Der Zürcher Ständerat ist dieser historischen Situation nicht gewachsen. Er ist nicht bereit, sich mit ihr auseinanderzusetzen, aber weil er die Feigheit nicht ins politische Geschäft bringen kann, verwandelt er seine egoistische Haltung durch einen rhetorischen Trick in einen Akt der persönlichen Härte. Immerhin hat er sein rebellierendes Gewissen zum Schweigen gebracht.

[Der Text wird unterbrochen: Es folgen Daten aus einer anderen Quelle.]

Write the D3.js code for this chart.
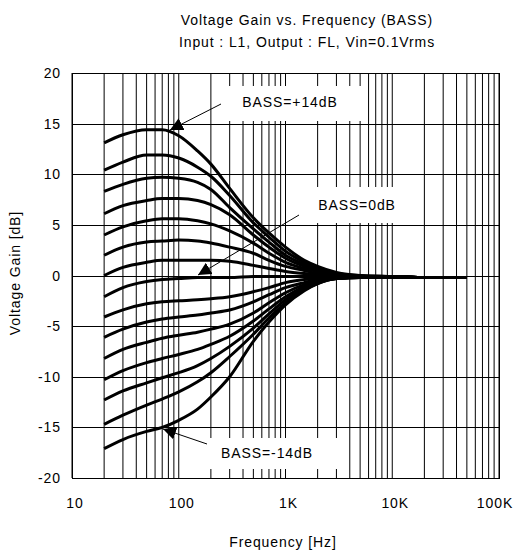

Wie zuvor erwähnt, er ist nicht alleine. Hierzulande verschliesst man weiterhin die Augen und versucht, seiner historischen Verantwortung mit Taschenspielertricks zu entkommen. Die FDP schlägt vor, es dem Uno-Sicherheitsrat zu überlassen, ob die Schweiz der Ukraine Rüstungsgüter weitergeben darf oder nicht, und weiss, dass dieser Fall nie eintreten wird. In diesem Gremium sitzt der Aggressor selbst, Russland mit seinem Veto-Recht. Die Grünen-Fraktionspräsidentin meint, die schweizerische Munition würde ohnehin keinen Unterschied machen und bedient sich ausgerechnet bei jenem Argument, mit dem über Jahrzehnte jede ökologische Politik bekämpft wurde.
Wie jede ethisch denkende und handelnde Person müssen Politikerinnen und Politiker Rechenschaft ablegen, nicht nur vor ihren Mitmenschen, sondern ebenfalls vor der Geschichte. Vor ihrem Urteil müssen unsere Entscheidungen bestehen. Hast du alles getan, um der Freiheit und der Gerechtigkeit zum Sieg zu verhelfen? Hast du versucht, das Gute zu erkennen und ihm zu dienen? Oder hast du deinen egoistischen Vorteil höher gewichtet? Hast du redlich argumentiert, oder hast du dem Zynismus und der Unmenschlichkeit das Wort geredet?
Wir Zeitgenossen können dem Urteil der Geschichte im Falle des Ständerats Jositsch aus dem Kanton Zürich nicht vorgreifen, sicher ist nur, dass die nachgeborenen Gerichte halten werden über seine Worte und Taten.